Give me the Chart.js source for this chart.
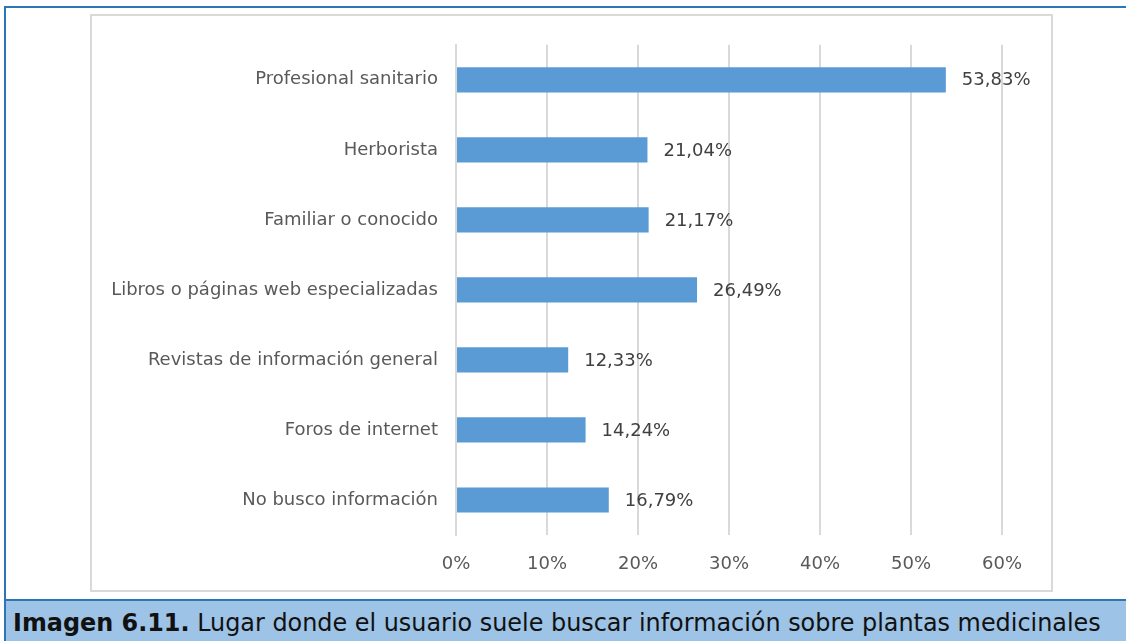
<!DOCTYPE html>
<html>
<head>
<meta charset="utf-8">
<script src="https://cdn.jsdelivr.net/npm/chart.js@4.4.0/dist/chart.umd.min.js"></script>
<style>
  html, body { margin: 0; padding: 0; background: #fff; }
  body { width: 1126px; height: 641px; position: relative; overflow: hidden; font-family: "DejaVu Sans", sans-serif; }
  #frame { position: absolute; left: 4px; top: 6px; width: 1130px; height: 640px; border-left: 2px solid #2E75B6; border-top: 2px solid #2E75B6; box-sizing: border-box; }
  #box { position: absolute; left: 90px; top: 14px; width: 963px; height: 578px; border: 2px solid #D9D9D9; box-sizing: border-box; }
  #wrap { position: absolute; left: 92px; top: 16px; width: 959px; height: 574px; }
  #caption { position: absolute; left: 6px; top: 599px; width: 1120px; height: 42px; background: #9DC3E6; border-top: 2px solid #2E75B6; box-sizing: border-box; font-size: 23.9px; line-height: 28px; color: #111; padding: 8px 0 0 7px; white-space: nowrap; }
</style>
</head>
<body>
<div id="frame"></div>
<div id="box"></div>
<div id="wrap"><canvas id="chart"></canvas></div>
<div id="caption"><b>Imagen 6.11.</b> Lugar donde el usuario suele buscar información sobre plantas medicinales</div>
<script>
const categories = [
  'Profesional sanitario',
  'Herborista',
  'Familiar o conocido',
  'Libros o páginas web especializadas',
  'Revistas de información general',
  'Foros de internet',
  'No busco información'
];
const values = [53.83, 21.04, 21.17, 26.49, 12.33, 14.24, 16.79];
const tickValues = [0, 10, 20, 30, 40, 50, 60];

const labelFont = '"DejaVu Sans", sans-serif';

const valueLabels = {
  id: 'valueLabels',
  afterDatasetsDraw(chart) {
    const ctx = chart.ctx;
    const meta = chart.getDatasetMeta(0);
    ctx.save();
    ctx.font = '18px ' + labelFont;
    ctx.fillStyle = '#404040';
    ctx.textAlign = 'left';
    ctx.textBaseline = 'middle';
    meta.data.forEach((bar, i) => {
      ctx.fillText(values[i].toFixed(2).replace('.', ',') + '%', bar.x + 16, bar.y + 1);
    });
    ctx.restore();
  }
};

document.addEventListener('DOMContentLoaded', function () {
  const ctx = document.getElementById('chart').getContext('2d');
  new Chart(ctx, {
    type: 'bar',
    data: {
      labels: categories,
      datasets: [{
        data: values,
        backgroundColor: '#5B9BD5',
        categoryPercentage: 1,
        barPercentage: 0.36
      }]
    },
    options: {
      indexAxis: 'y',
      responsive: true,
      maintainAspectRatio: false,
      animation: false,
      layout: { padding: { top: 28, right: 49, bottom: 0, left: 0 } },
      plugins: { legend: { display: false }, tooltip: { enabled: false } },
      scales: {
        x: {
          min: 0,
          max: 60,
          afterBuildTicks(axis) { axis.ticks = tickValues.map(v => ({ value: v })); },
          grid: { color: '#D9D9D9', lineWidth: 2, drawTicks: false },
          border: { display: false },
          ticks: {
            padding: 19,
            color: '#595959',
            font: { family: labelFont, size: 18 },
            callback: v => v + '%'
          },
          afterFit(axis) { axis.height = 55; }
        },
        y: {
          grid: { display: false, drawTicks: false },
          border: { color: '#D9D9D9', width: 2 },
          ticks: {
            padding: 18,
            color: '#595959',
            font: { family: labelFont, size: 18 }
          },
          afterFit(axis) { axis.width = 364; }
        }
      }
    },
    plugins: [valueLabels]
  });
});
</script>
</body>
</html>
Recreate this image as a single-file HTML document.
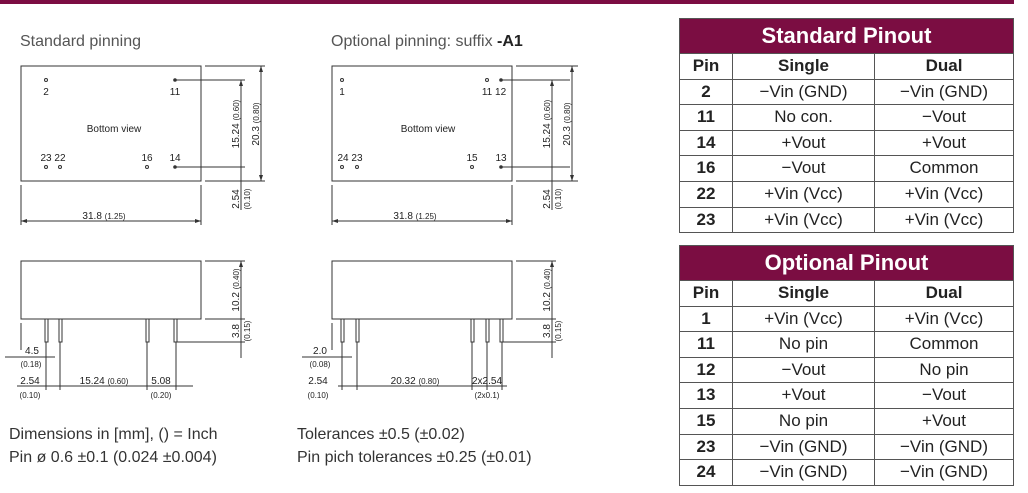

_WRITTEN EXERCISE_.
Copy the records above exactly. The pictures are not part of the copy.

_ANSWER TO THE EXERCISE_.
Give me the Chart.js source for this chart.
<!DOCTYPE html>
<html>
<head>
<meta charset="utf-8">
<script src="https://cdn.jsdelivr.net/npm/chart.js@4.4.0/dist/chart.umd.min.js"></script>
<style>
  html, body { margin: 0; padding: 0; background: #fff; }
  body { width: 1126px; height: 641px; position: relative; overflow: hidden; font-family: "DejaVu Sans", sans-serif; }
  #frame { position: absolute; left: 4px; top: 6px; width: 1130px; height: 640px; border-left: 2px solid #2E75B6; border-top: 2px solid #2E75B6; box-sizing: border-box; }
  #box { position: absolute; left: 90px; top: 14px; width: 963px; height: 578px; border: 2px solid #D9D9D9; box-sizing: border-box; }
  #wrap { position: absolute; left: 92px; top: 16px; width: 959px; height: 574px; }
  #caption { position: absolute; left: 6px; top: 599px; width: 1120px; height: 42px; background: #9DC3E6; border-top: 2px solid #2E75B6; box-sizing: border-box; font-size: 23.9px; line-height: 28px; color: #111; padding: 8px 0 0 7px; white-space: nowrap; }
</style>
</head>
<body>
<div id="frame"></div>
<div id="box"></div>
<div id="wrap"><canvas id="chart"></canvas></div>
<div id="caption"><b>Imagen 6.11.</b> Lugar donde el usuario suele buscar información sobre plantas medicinales</div>
<script>
const categories = [
  'Profesional sanitario',
  'Herborista',
  'Familiar o conocido',
  'Libros o páginas web especializadas',
  'Revistas de información general',
  'Foros de internet',
  'No busco información'
];
const values = [53.83, 21.04, 21.17, 26.49, 12.33, 14.24, 16.79];
const tickValues = [0, 10, 20, 30, 40, 50, 60];

const labelFont = '"DejaVu Sans", sans-serif';

const valueLabels = {
  id: 'valueLabels',
  afterDatasetsDraw(chart) {
    const ctx = chart.ctx;
    const meta = chart.getDatasetMeta(0);
    ctx.save();
    ctx.font = '18px ' + labelFont;
    ctx.fillStyle = '#404040';
    ctx.textAlign = 'left';
    ctx.textBaseline = 'middle';
    meta.data.forEach((bar, i) => {
      ctx.fillText(values[i].toFixed(2).replace('.', ',') + '%', bar.x + 16, bar.y + 1);
    });
    ctx.restore();
  }
};

document.addEventListener('DOMContentLoaded', function () {
  const ctx = document.getElementById('chart').getContext('2d');
  new Chart(ctx, {
    type: 'bar',
    data: {
      labels: categories,
      datasets: [{
        data: values,
        backgroundColor: '#5B9BD5',
        categoryPercentage: 1,
        barPercentage: 0.36
      }]
    },
    options: {
      indexAxis: 'y',
      responsive: true,
      maintainAspectRatio: false,
      animation: false,
      layout: { padding: { top: 28, right: 49, bottom: 0, left: 0 } },
      plugins: { legend: { display: false }, tooltip: { enabled: false } },
      scales: {
        x: {
          min: 0,
          max: 60,
          afterBuildTicks(axis) { axis.ticks = tickValues.map(v => ({ value: v })); },
          grid: { color: '#D9D9D9', lineWidth: 2, drawTicks: false },
          border: { display: false },
          ticks: {
            padding: 19,
            color: '#595959',
            font: { family: labelFont, size: 18 },
            callback: v => v + '%'
          },
          afterFit(axis) { axis.height = 55; }
        },
        y: {
          grid: { display: false, drawTicks: false },
          border: { color: '#D9D9D9', width: 2 },
          ticks: {
            padding: 18,
            color: '#595959',
            font: { family: labelFont, size: 18 }
          },
          afterFit(axis) { axis.width = 364; }
        }
      }
    },
    plugins: [valueLabels]
  });
});
</script>
</body>
</html>
Recreate this image as a single-file HTML document.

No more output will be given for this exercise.